Montreal, News

Students claim negligence at newly constructed housing complex

On the first day of her lease at the new Le Mildoré apartment complex, McGill student Setareh Setayesh was dismayed to find most of the building still under construction. The unit she and her roommates had signed for was not ready yet, and they were placed in a temporary unit without some of the promised amenities.

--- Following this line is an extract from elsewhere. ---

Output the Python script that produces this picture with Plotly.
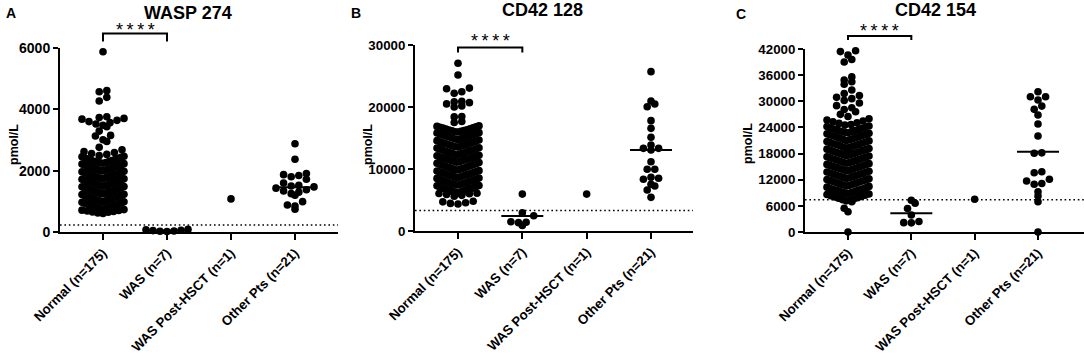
import plotly.graph_objects as go

W, H = 1084, 355
FONT = "Liberation Sans, Arial, sans-serif"

categories = ["Normal (n=175)", "WAS (n=7)", "WAS Post-HSCT (n=1)", "Other Pts (n=21)"]

# ---------------- Panel A : WASP 274 ----------------
normal_a = [
    5880, 4610, 4575, 4390, 4270, 3760, 3730, 3705, 3680, 3640,
    3600, 3565, 3520, 3480, 3430, 3290, 3150, 3130, 3010, 2950,
    2760, 2680, 2620, 2590, 2560, 2530, 2490,
    2470, 2452, 2436, 2410, 2398, 2377, 2362, 2338, 2327, 2306, 2294, 2281, 2263, 2254,
    2243, 2228, 2214, 2193, 2186, 2168, 2152, 2137, 2118, 2109, 2093, 2076, 2068, 2051,
    2042, 2027, 2013, 2004,
    1992, 1978, 1967, 1953, 1942, 1928, 1917, 1901, 1888, 1877, 1862, 1848, 1836, 1821,
    1808, 1797, 1783, 1772, 1761, 1753,
    1746, 1733, 1722, 1712, 1698, 1689, 1677, 1662, 1648, 1641, 1627, 1613, 1602, 1588,
    1579, 1566, 1553, 1542, 1531, 1518, 1509, 1503,
    1494, 1483, 1472, 1458, 1451, 1438, 1427, 1412, 1398, 1391, 1377, 1363, 1352, 1338,
    1331, 1317, 1303, 1292, 1281, 1268, 1262, 1253,
    1246, 1233, 1222, 1208, 1201, 1188, 1176, 1162, 1148, 1141, 1127, 1113, 1102, 1088,
    1079, 1066, 1053, 1042, 1031, 1018, 1009, 1003,
    996, 983, 972, 958, 947, 933, 922, 903, 897, 878, 872, 853, 847, 828, 822, 803,
    797, 778, 772, 758,
    744, 731, 713, 702, 688, 671, 653, 642, 618, 602,
]
was_a = [85, 70, 55, 45, 35, 25, 15]
post_a = [1080]
other_a = [2880, 2370, 1910, 1870, 1840, 1800, 1720, 1600, 1520, 1500, 1470, 1430,
           1380, 1340, 1300, 1250, 1200, 990, 880, 845, 740]
centers_a = [1720, 45, None, 1460]
cutoff_a = 230
yticks_a = [0, 2000, 4000, 6000]

# ---------------- Panel B : CD42 128 ----------------
normal_b = [
    27050, 25150, 23050, 22950, 22450, 22200, 20900, 20850, 20700, 20500, 20150, 20000,
    18450, 18400, 17650, 17500,
    16950, 16870, 16810, 16730, 16640, 16590, 16490, 16430, 16340, 16290, 16190, 16160,
    16070, 16020,
    15960, 15860, 15800, 15690, 15630, 15530, 15470, 15370, 15310, 15210, 15150, 15050,
    14990, 14890, 14830, 14730, 14670, 14570,
    14490, 14390, 14330, 14230, 14170, 14070, 14010, 13910, 13850, 13750, 13690, 13590,
    13530, 13430, 13370, 13270, 13210, 13110, 13050,
    12970, 12870, 12820, 12720, 12670, 12570, 12520, 12420, 12370, 12270, 12220, 12120,
    12070, 11970, 11920, 11820, 11770, 11670, 11620, 11530,
    11480, 11380, 11330, 11230, 11180, 11080, 11030, 10930, 10880, 10780, 10730, 10630,
    10580, 10480, 10430, 10330, 10280, 10180, 10130, 10030,
    9980, 9880, 9830, 9730, 9680, 9580, 9530, 9430, 9380, 9280, 9230, 9130, 9080, 8980,
    8930, 8830, 8780, 8680, 8630, 8530,
    8480, 8390, 8340, 8250, 8200, 8110, 8060, 7970, 7920, 7830, 7780, 7690, 7650, 7570,
    7530, 7450, 7410, 7330, 7290, 7210, 7170, 7090,
    6990, 6910, 6870, 6790, 6750, 6670, 6630, 6550, 6510, 6430, 6390, 6310, 6270, 6190,
    6160, 6090, 6060, 6010,
    5900, 5750, 5600, 4800, 4700, 4550, 4450, 4350,
]
was_b = [5950, 2950, 2450, 1500, 1400, 1350, 900]
post_b = [5950]
other_b = [25700, 20970, 20480, 20050, 17800, 16560, 15110, 13870, 13330, 13330, 13060,
           11180, 9950, 9950, 8660, 8500, 8340, 7530, 7260, 6610, 5430]
centers_b = [11550, 2420, None, 13060]
cutoff_b = 3300
yticks_b = [0, 10000, 20000, 30000]

# ---------------- Panel C : CD42 154 ----------------
normal_c = [
    41600, 41400, 40600, 39600, 39000, 35600, 34900, 34500, 33900, 32600, 31800, 31300,
    30900, 30600, 30200, 29600, 29000, 28500, 28100, 27600, 27000, 26500, 26000,
    25720, 25480, 25310, 25090, 24920, 24680, 24530, 24340, 24210, 24040,
    23910, 23790, 23640, 23530, 23390, 23280, 23140, 23030, 22890, 22780, 22640, 22530,
    22390, 22280, 22140, 22030,
    21910, 21780, 21660, 21510, 21410, 21260, 21160, 21010, 20910, 20760, 20660, 20510,
    20410, 20260, 20160, 20020,
    19920, 19770, 19670, 19510, 19420, 19260, 19170, 19010, 18920, 18760, 18670, 18510,
    18420, 18260, 18170, 18010,
    17930, 17760, 17680, 17510, 17430, 17260, 17180, 17010, 16930, 16760, 16680, 16510,
    16430, 16260, 16180, 16010,
    15940, 15770, 15690, 15520, 15440, 15270, 15190, 15020, 14940, 14770, 14690, 14520,
    14440, 14270, 14190, 14020,
    13950, 13780, 13700, 13530, 13450, 13280, 13200, 13030, 12950, 12780, 12700, 12530,
    12450, 12280, 12200, 12030,
    11960, 11790, 11710, 11540, 11460, 11290, 11210, 11040, 10960, 10790, 10710, 10540,
    10460, 10290, 10210, 10040,
    9970, 9860, 9790, 9680, 9610, 9500, 9430, 9320, 9250, 9140, 9070, 8960, 8890, 8780,
    8710, 8600,
    8460, 8310, 8170, 8020, 7880, 7730, 7590, 7440, 7300, 7150,
    6950, 5450, 4650, 0,
]
was_c = [7300, 6600, 5400, 3900, 2400, 2150, 2100]
post_c = [7500]
other_c = [32200, 31050, 31050, 30300, 28900, 28150, 26850, 24790, 22030, 18170, 18060,
           13830, 13600, 12100, 11700, 11120, 10950, 9250, 8260, 6950, 0]
centers_c = [18500, 4290, None, 18430]
cutoff_c = 7400
yticks_c = [0, 6000, 12000, 18000, 24000, 30000, 36000, 42000]

titles = ["WASP 274", "CD42 128", "CD42 154"]
letters = ["A", "B", "C"]

# layout geometry (pixels)
panels = [
    dict(groups=[normal_a, was_a, post_a, other_a], centers=centers_a, cutoff=cutoff_a,
         yticks=yticks_a, ax0=60, ax1=338, t0=103, t3=295, ybot=232, ytop=48,
         title_xy=(188, 13), letter_xy=(11, 13), ylab_xy=(14, 145), tick_fs=14,
         xtick_fs=13.3, stars_y=30, br_top=33.5, br_bot=41.5),
    dict(groups=[normal_b, was_b, post_b, other_b], centers=centers_b, cutoff=cutoff_b,
         yticks=yticks_b, ax0=415, ax1=693, t0=458, t3=651, ybot=231, ytop=45,
         title_xy=(542, 10), letter_xy=(356, 13), ylab_xy=(368, 145), tick_fs=13.3,
         xtick_fs=13.3, stars_y=41, br_top=47.5, br_bot=52.5),
    dict(groups=[normal_c, was_c, post_c, other_c], centers=centers_c, cutoff=cutoff_c,
         yticks=yticks_c, ax0=805, ax1=1084, t0=848, t3=1038, ybot=232, ytop=49,
         title_xy=(935, 10), letter_xy=(741, 14), ylab_xy=(748, 144), tick_fs=13.3,
         xtick_fs=13.3, stars_y=31, br_top=36, br_bot=40),
]

MARK = 7.6      # marker diameter px
HALF = 21.0     # max half width of a swarm px
STARS = "*\u2009*\u2009*\u2009*"


def swarm(values, center, bin_h, step, max_half):
    vals = sorted(values)
    bins = {}
    for v in vals:
        bins.setdefault(int(v // bin_h), []).append(v)
    xs, ys = [], []
    for b in bins.values():
        n = len(b)
        d = step if n < 2 else min(step, 2 * max_half / (n - 1))
        if n % 2:
            offs = [0] + [s * i for i in range(1, n // 2 + 1) for s in (-1, 1)]
        else:
            offs = [s * (i - 0.5) for i in range(1, n // 2 + 1) for s in (-1, 1)]
        for v, o in zip(b, offs):
            xs.append(center + o * d)
            ys.append(v)
    return xs, ys


fig = go.Figure()
shapes, annotations = [], []

for i, p in enumerate(panels):
    sfx = "" if i == 0 else str(i + 1)
    xa, ya = "x" + sfx, "y" + sfx
    ppu = (p["t3"] - p["t0"]) / 3.0
    xr = [-(p["t0"] - p["ax0"]) / ppu, 3 + (p["ax1"] - p["t3"]) / ppu]
    ymax = p["yticks"][-1]
    upp = ymax / (p["ybot"] - p["ytop"])
    bin_h = MARK * upp
    step = MARK / ppu
    maxhalf = HALF / ppu

    for g, vals in enumerate(p["groups"]):
        xs, ys = swarm(vals, g, bin_h, step, maxhalf)
        fig.add_trace(go.Scatter(x=xs, y=ys, mode="markers", xaxis=xa, yaxis=ya,
                                 marker=dict(size=MARK, color="black", line=dict(width=0)),
                                 cliponaxis=False, showlegend=False, hoverinfo="y"))
        c = p["centers"][g]
        if c is not None:
            fig.add_trace(go.Scatter(x=[g - HALF / ppu, g + HALF / ppu], y=[c, c], mode="lines",
                                     xaxis=xa, yaxis=ya, line=dict(color="black", width=2),
                                     cliponaxis=False, showlegend=False, hoverinfo="skip"))

    # cutoff dotted line
    shapes.append(dict(type="line", xref=xa + " domain", yref=ya, x0=0, x1=1,
                       y0=p["cutoff"], y1=p["cutoff"],
                       line=dict(color="black", width=1.6, dash="1.6px,2.8px")))
    # significance bracket
    yt = 1 - p["br_top"] / H
    yb = 1 - p["br_bot"] / H
    shapes.append(dict(type="path", xref=xa, yref="paper",
                       path=f"M 0,{yb} L 0,{yt} L 1,{yt} L 1,{yb}",
                       line=dict(color="black", width=2)))
    annotations.append(dict(text=STARS, xref=xa, yref="paper", x=0.5,
                            y=1 - p["stars_y"] / H, showarrow=False,
                            xanchor="center", yanchor="middle",
                            font=dict(family=FONT, size=18, color="black")))
    # titles / letters / y-axis labels
    tx, ty = p["title_xy"]
    annotations.append(dict(text="<b>%s</b>" % titles[i], xref="paper", yref="paper",
                            x=tx / W, y=1 - ty / H, showarrow=False,
                            xanchor="center", yanchor="middle",
                            font=dict(family=FONT, size=18, color="black")))
    lx, ly = p["letter_xy"]
    annotations.append(dict(text="<b>%s</b>" % letters[i], xref="paper", yref="paper",
                            x=lx / W, y=1 - ly / H, showarrow=False,
                            xanchor="center", yanchor="middle",
                            font=dict(family=FONT, size=14, color="black")))
    qx, qy = p["ylab_xy"]
    annotations.append(dict(text="<b>pmol/L</b>", xref="paper", yref="paper",
                            x=qx / W, y=1 - qy / H, showarrow=False, textangle=-90,
                            xanchor="center", yanchor="middle",
                            font=dict(family=FONT, size=12.5, color="black")))

    axis_common = dict(showgrid=False, zeroline=False, showline=True, linecolor="black",
                       linewidth=2, ticks="outside", tickcolor="black", tickwidth=2,
                       ticklen=5, automargin=False)
    fig.layout["xaxis" + sfx] = dict(
        axis_common, domain=[p["ax0"] / W, min(p["ax1"] / W, 1.0)], range=xr,
        anchor=ya, tickmode="array", tickvals=[0, 1, 2, 3], ticktext=categories,
        tickangle=-45, ticklen=6,
        tickfont=dict(family=FONT, size=p["xtick_fs"], color="black", weight="bold"))
    fig.layout["yaxis" + sfx] = dict(
        axis_common, domain=[1 - p["ybot"] / H, 1 - p["ytop"] / H], range=[0, ymax],
        anchor=xa, tickmode="array", tickvals=p["yticks"],
        ticktext=[str(v) for v in p["yticks"]],
        tickfont=dict(family=FONT, size=p["tick_fs"], color="black", weight="bold"))

fig.update_layout(width=W, height=H, margin=dict(l=0, r=0, t=0, b=0, autoexpand=False),
                  paper_bgcolor="white", plot_bgcolor="white",
                  shapes=shapes, annotations=annotations, showlegend=False)

fig.write_html("out.html", config={"displayModeBar": False},
               post_script="document.body.style.margin='0';document.body.style.overflow='hidden';")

Setayesh told The McGill Tribune that there was also dust, debris, and construction equipment throughout the building. 

Owned by University Apartments Canada and located on Peel, the building was supposed to be completed in May 2022, but construction was delayed and was unfinished come Sept. 1, when many residents’ leases started. 

Setayesh, U2 Science, explained that despite anticipating a delay in the completion of the building, the management team had reassured her that her unit would be ready on time.

“Three days before our allotted move-in date, my roommates and I received an email stating that our unit was, in fact, not ready, and that we would be placed in a temporary unit until Sept. 18 at the latest,” Setayesh wrote in an email to the Tribune. “The morning of [Sept.] 18, my roommate obtained a number from some construction workers to contact the building management, and he informed us that the room had not yet been inspected or cleaned and so our move-in would be delayed to [Sept.] 23.”

During construction, Le Mildoré was heavily advertised to McGill and Concordia students, with Concordia renting 22 apartments to use as student residences. Madelyne Mackintosh, U2 Science and a Mildoré resident, feels the owners took advantage of the relative lack of resources and knowledge students have of their housing rights.

“Lease terms began on Sept. 1 and the building is [still] wrought with issues, from the minor to the dangerously severe,” Mackintosh wrote in an email to the Tribune. “Yet, the corporation is now failing to meet their legal obligations, leaving those students in unethical and sometimes dangerous living situations, because they know we lack the time, money, and resources to ensure that they are penalized for their behaviour.”

Andrew Barker, leasing manager at the complex, expressed that the company was upset at the inconvenience that the construction delays had posed to the tenants. Yet, as they did not want students to be left without a home at the start of the semester, they decided to have students move into the completed units but to restrict floors and areas that remained unfinished. 

“The building has been certified safe by the architects and engineers who have signed and stamped the occupancy permit,” Barker wrote in an email to the Tribune. “It is very important for us that our tenants live in a building that lives up to their expectations, and we’re getting there. The contractor, for example, has a full-time team of four people triaging and assigning issues to the right tradespeople.”

Mackintosh and Setayesh, however, do not believe the building was safe when tenants began moving in. Mackintosh pointed to an instance where an electrical outlet allegedly shocked a resident, and despite immediately reporting the incident to management, they did not hear back until a week later.Both are part of a group of students living in the building who went to the Régie du logement to learn how to file notices; they hope that taking formal action will pressure the building management to take residents’ concerns more seriously and to address issues swiftly.